*GOAL OF THE EXERCISE*
Give the data again exactly as written, skipping any pictures.

*SOURCE DATA*
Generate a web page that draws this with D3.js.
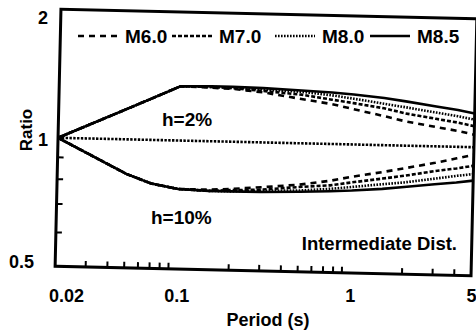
<!DOCTYPE html>
<html>
<head>
<meta charset="utf-8">
<script src="https://cdn.jsdelivr.net/npm/d3@7"></script>
<style>
  body { margin: 0; background: #fff; }
  text { font-family: "Liberation Sans", Arial, sans-serif; font-weight: bold; fill: #000; }
</style>
</head>
<body>
<svg id="chart"></svg>
<script>
// data
const periods = [0.02, 0.05, 0.07, 0.1, 0.15, 0.2, 0.3, 0.5, 0.75, 1, 1.5, 2, 3, 4, 5];
const magnitudes = ["M6.0", "M7.0", "M8.0", "M8.5"];

// h=2% ratios
const h2_M60 = [1, 1.18, 1.255, 1.34, 1.335, 1.33, 1.31, 1.27, 1.24, 1.21, 1.17, 1.14, 1.11, 1.09, 1.07];
const h2_M70 = [1, 1.18, 1.255, 1.34, 1.34, 1.335, 1.32, 1.30, 1.27, 1.25, 1.22, 1.19, 1.16, 1.14, 1.12];
const h2_M80 = [1, 1.18, 1.255, 1.34, 1.34, 1.34, 1.33, 1.32, 1.30, 1.28, 1.25, 1.23, 1.20, 1.18, 1.16];
const h2_M85 = [1, 1.18, 1.255, 1.34, 1.345, 1.345, 1.34, 1.33, 1.32, 1.31, 1.29, 1.27, 1.24, 1.22, 1.20];

// h=10% ratios
const h10_M60 = [1, 0.83, 0.79, 0.77, 0.77, 0.775, 0.785, 0.80, 0.82, 0.84, 0.865, 0.885, 0.915, 0.94, 0.96];
const h10_M70 = [1, 0.83, 0.79, 0.77, 0.765, 0.77, 0.775, 0.79, 0.80, 0.815, 0.835, 0.85, 0.875, 0.89, 0.905];
const h10_M80 = [1, 0.83, 0.79, 0.77, 0.765, 0.765, 0.77, 0.775, 0.785, 0.795, 0.81, 0.82, 0.84, 0.855, 0.865];
const h10_M85 = [1, 0.83, 0.79, 0.77, 0.765, 0.765, 0.765, 0.77, 0.775, 0.78, 0.79, 0.80, 0.815, 0.825, 0.835];

const xTicks = [0.02, 0.1, 1, 5];
const yTicks = [0.5, 1, 2];
const xMinor = [0.03, 0.04, 0.05, 0.06, 0.07, 0.08, 0.09, 0.2, 0.3, 0.4, 0.5, 0.6, 0.7, 0.8, 0.9, 2, 3, 4];
const yMinor = [0.6, 0.7, 0.8, 0.9];

const width = 476, height = 335;
const svg = d3.select("#chart").attr("width", width).attr("height", height);

const pLeft = 58, pRight = 474, pTop = 14, pBottom = 271;

const x = d3.scaleLog().domain([0.02, 5]).range([pLeft, pRight]);
const y = d3.scaleLog().domain([0.5, 2]).range([pBottom, pTop]);

// line styles per magnitude
const dash = { "M6.0": "6,5", "M7.0": "4,2", "M8.0": "1.6,1.4", "M8.5": null };

const series = [
  { m: "M6.0", v: h2_M60 }, { m: "M7.0", v: h2_M70 }, { m: "M8.0", v: h2_M80 }, { m: "M8.5", v: h2_M85 },
  { m: "M6.0", v: h10_M60 }, { m: "M7.0", v: h10_M70 }, { m: "M8.0", v: h10_M80 }, { m: "M8.5", v: h10_M85 }
];

// the scan is slightly rotated, so the plot body is too
const plot = svg.append("g").attr("transform", "rotate(1.3,266,142)");

const line = d3.line().x((d, i) => x(periods[i])).y(d => y(d));

// unity reference line
plot.append("path")
    .attr("d", d3.line()([[x(0.02), y(1)], [x(5), y(1)]]))
    .attr("stroke", "#000").attr("stroke-width", 2.6)
    .attr("stroke-dasharray", "2.4,1.4").attr("fill", "none");

plot.selectAll(".curve")
    .data(series)
    .join("path")
    .attr("class", "curve")
    .attr("d", d => line(d.v))
    .attr("fill", "none")
    .attr("stroke", "#000")
    .attr("stroke-width", 2.6)
    .attr("stroke-dasharray", d => dash[d.m]);

// minor ticks pointing inward
plot.selectAll(".xminor")
    .data(xMinor)
    .join("line")
    .attr("class", "xminor")
    .attr("x1", d => x(d)).attr("x2", d => x(d))
    .attr("y1", pBottom).attr("y2", pBottom - 6)
    .attr("stroke", "#000").attr("stroke-width", 2);

plot.selectAll(".yminor")
    .data(yMinor)
    .join("line")
    .attr("class", "yminor")
    .attr("x1", pLeft).attr("x2", pLeft + 6)
    .attr("y1", d => y(d)).attr("y2", d => y(d))
    .attr("stroke", "#000").attr("stroke-width", 2);

// frame
plot.append("rect")
    .attr("x", pLeft).attr("y", pTop)
    .attr("width", pRight - pLeft).attr("height", pBottom - pTop)
    .attr("fill", "none").attr("stroke", "#000").attr("stroke-width", 3);

// tick labels (not rotated in the scan)
const xAxis = svg.append("g")
    .attr("transform", "translate(-3,289)")
    .call(d3.axisBottom(x).tickValues(xTicks).tickSize(0).tickPadding(0)
        .tickFormat(d => String(d)));
xAxis.select(".domain").remove();
xAxis.selectAll("text").style("font-size", "18px").attr("dy", "0.71em")
    .attr("dx", d => d === 0.02 ? 11 : 0);

const yAxis = svg.append("g")
    .attr("transform", "translate(48,-3)")
    .call(d3.axisLeft(y).tickValues(yTicks).tickSize(0).tickPadding(0)
        .tickFormat(d => String(d)));
yAxis.select(".domain").remove();
yAxis.selectAll("text").style("font-size", "18px")
    .attr("dx", d => d === 0.5 ? -14 : 0)
    .attr("dy", d => d === 2 ? "0.72em" : d === 0.5 ? "-0.05em" : "0.32em");

// axis titles
svg.append("text")
    .attr("x", 268).attr("y", 326)
    .attr("text-anchor", "middle")
    .style("font-size", "18px")
    .text("Period (s)");

svg.append("text")
    .attr("transform", "translate(32,130) rotate(-90)")
    .attr("text-anchor", "middle")
    .style("font-size", "17px")
    .text("Ratio");

// legend
const legendX = [78, 172, 275, 370];
const legend = svg.append("g").attr("transform", "translate(0,36)");
const item = legend.selectAll("g")
    .data(magnitudes)
    .join("g")
    .attr("transform", (d, i) => `translate(${legendX[i]},0)`);
item.append("line")
    .attr("x1", 0).attr("x2", 40)
    .attr("stroke", "#000").attr("stroke-width", 2.6)
    .attr("stroke-dasharray", d => dash[d]);
item.append("text")
    .attr("x", 47).attr("dy", "0.36em")
    .style("font-size", "19px")
    .text(d => d);

// annotations
svg.append("text").attr("x", 162).attr("y", 126).style("font-size", "19px").text("h=2%");
svg.append("text").attr("x", 151).attr("y", 224).style("font-size", "19px").text("h=10%");
svg.append("text").attr("x", 457).attr("y", 250).attr("text-anchor", "end")
    .style("font-size", "18.5px").text("Intermediate Dist.");
</script>
</body>
</html>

*WRITTEN SOLUTION*
Generate a web page that draws this with D3.js.
<!DOCTYPE html>
<html>
<head>
<meta charset="utf-8">
<script src="https://cdn.jsdelivr.net/npm/d3@7"></script>
<style>
  body { margin: 0; background: #fff; }
  text { font-family: "Liberation Sans", Arial, sans-serif; font-weight: bold; fill: #000; }
</style>
</head>
<body>
<svg id="chart"></svg>
<script>
// data
const periods = [0.02, 0.05, 0.07, 0.1, 0.15, 0.2, 0.3, 0.5, 0.75, 1, 1.5, 2, 3, 4, 5];
const magnitudes = ["M6.0", "M7.0", "M8.0", "M8.5"];

// h=2% ratios
const h2_M60 = [1, 1.18, 1.255, 1.34, 1.335, 1.33, 1.31, 1.27, 1.24, 1.21, 1.17, 1.14, 1.11, 1.09, 1.07];
const h2_M70 = [1, 1.18, 1.255, 1.34, 1.34, 1.335, 1.32, 1.30, 1.27, 1.25, 1.22, 1.19, 1.16, 1.14, 1.12];
const h2_M80 = [1, 1.18, 1.255, 1.34, 1.34, 1.34, 1.33, 1.32, 1.30, 1.28, 1.25, 1.23, 1.20, 1.18, 1.16];
const h2_M85 = [1, 1.18, 1.255, 1.34, 1.345, 1.345, 1.34, 1.33, 1.32, 1.31, 1.29, 1.27, 1.24, 1.22, 1.20];

// h=10% ratios
const h10_M60 = [1, 0.83, 0.79, 0.77, 0.77, 0.775, 0.785, 0.80, 0.82, 0.84, 0.865, 0.885, 0.915, 0.94, 0.96];
const h10_M70 = [1, 0.83, 0.79, 0.77, 0.765, 0.77, 0.775, 0.79, 0.80, 0.815, 0.835, 0.85, 0.875, 0.89, 0.905];
const h10_M80 = [1, 0.83, 0.79, 0.77, 0.765, 0.765, 0.77, 0.775, 0.785, 0.795, 0.81, 0.82, 0.84, 0.855, 0.865];
const h10_M85 = [1, 0.83, 0.79, 0.77, 0.765, 0.765, 0.765, 0.77, 0.775, 0.78, 0.79, 0.80, 0.815, 0.825, 0.835];

const xTicks = [0.02, 0.1, 1, 5];
const yTicks = [0.5, 1, 2];
const xMinor = [0.03, 0.04, 0.05, 0.06, 0.07, 0.08, 0.09, 0.2, 0.3, 0.4, 0.5, 0.6, 0.7, 0.8, 0.9, 2, 3, 4];
const yMinor = [0.6, 0.7, 0.8, 0.9];

const width = 476, height = 335;
const svg = d3.select("#chart").attr("width", width).attr("height", height);

const pLeft = 58, pRight = 474, pTop = 14, pBottom = 271;

const x = d3.scaleLog().domain([0.02, 5]).range([pLeft, pRight]);
const y = d3.scaleLog().domain([0.5, 2]).range([pBottom, pTop]);

// line styles per magnitude
const dash = { "M6.0": "6,5", "M7.0": "4,2", "M8.0": "1.6,1.4", "M8.5": null };

const series = [
  { m: "M6.0", v: h2_M60 }, { m: "M7.0", v: h2_M70 }, { m: "M8.0", v: h2_M80 }, { m: "M8.5", v: h2_M85 },
  { m: "M6.0", v: h10_M60 }, { m: "M7.0", v: h10_M70 }, { m: "M8.0", v: h10_M80 }, { m: "M8.5", v: h10_M85 }
];

// the scan is slightly rotated, so the plot body is too
const plot = svg.append("g").attr("transform", "rotate(1.3,266,142)");

const line = d3.line().x((d, i) => x(periods[i])).y(d => y(d));

// unity reference line
plot.append("path")
    .attr("d", d3.line()([[x(0.02), y(1)], [x(5), y(1)]]))
    .attr("stroke", "#000").attr("stroke-width", 2.6)
    .attr("stroke-dasharray", "2.4,1.4").attr("fill", "none");

plot.selectAll(".curve")
    .data(series)
    .join("path")
    .attr("class", "curve")
    .attr("d", d => line(d.v))
    .attr("fill", "none")
    .attr("stroke", "#000")
    .attr("stroke-width", 2.6)
    .attr("stroke-dasharray", d => dash[d.m]);

// minor ticks pointing inward
plot.selectAll(".xminor")
    .data(xMinor)
    .join("line")
    .attr("class", "xminor")
    .attr("x1", d => x(d)).attr("x2", d => x(d))
    .attr("y1", pBottom).attr("y2", pBottom - 6)
    .attr("stroke", "#000").attr("stroke-width", 2);

plot.selectAll(".yminor")
    .data(yMinor)
    .join("line")
    .attr("class", "yminor")
    .attr("x1", pLeft).attr("x2", pLeft + 6)
    .attr("y1", d => y(d)).attr("y2", d => y(d))
    .attr("stroke", "#000").attr("stroke-width", 2);

// frame
plot.append("rect")
    .attr("x", pLeft).attr("y", pTop)
    .attr("width", pRight - pLeft).attr("height", pBottom - pTop)
    .attr("fill", "none").attr("stroke", "#000").attr("stroke-width", 3);

// tick labels (not rotated in the scan)
const xAxis = svg.append("g")
    .attr("transform", "translate(-3,289)")
    .call(d3.axisBottom(x).tickValues(xTicks).tickSize(0).tickPadding(0)
        .tickFormat(d => String(d)));
xAxis.select(".domain").remove();
xAxis.selectAll("text").style("font-size", "18px").attr("dy", "0.71em")
    .attr("dx", d => d === 0.02 ? 11 : 0);

const yAxis = svg.append("g")
    .attr("transform", "translate(48,-3)")
    .call(d3.axisLeft(y).tickValues(yTicks).tickSize(0).tickPadding(0)
        .tickFormat(d => String(d)));
yAxis.select(".domain").remove();
yAxis.selectAll("text").style("font-size", "18px")
    .attr("dx", d => d === 0.5 ? -14 : 0)
    .attr("dy", d => d === 2 ? "0.72em" : d === 0.5 ? "-0.05em" : "0.32em");

// axis titles
svg.append("text")
    .attr("x", 268).attr("y", 326)
    .attr("text-anchor", "middle")
    .style("font-size", "18px")
    .text("Period (s)");

svg.append("text")
    .attr("transform", "translate(32,130) rotate(-90)")
    .attr("text-anchor", "middle")
    .style("font-size", "17px")
    .text("Ratio");

// legend
const legendX = [78, 172, 275, 370];
const legend = svg.append("g").attr("transform", "translate(0,36)");
const item = legend.selectAll("g")
    .data(magnitudes)
    .join("g")
    .attr("transform", (d, i) => `translate(${legendX[i]},0)`);
item.append("line")
    .attr("x1", 0).attr("x2", 40)
    .attr("stroke", "#000").attr("stroke-width", 2.6)
    .attr("stroke-dasharray", d => dash[d]);
item.append("text")
    .attr("x", 47).attr("dy", "0.36em")
    .style("font-size", "19px")
    .text(d => d);

// annotations
svg.append("text").attr("x", 162).attr("y", 126).style("font-size", "19px").text("h=2%");
svg.append("text").attr("x", 151).attr("y", 224).style("font-size", "19px").text("h=10%");
svg.append("text").attr("x", 457).attr("y", 250).attr("text-anchor", "end")
    .style("font-size", "18.5px").text("Intermediate Dist.");
</script>
</body>
</html>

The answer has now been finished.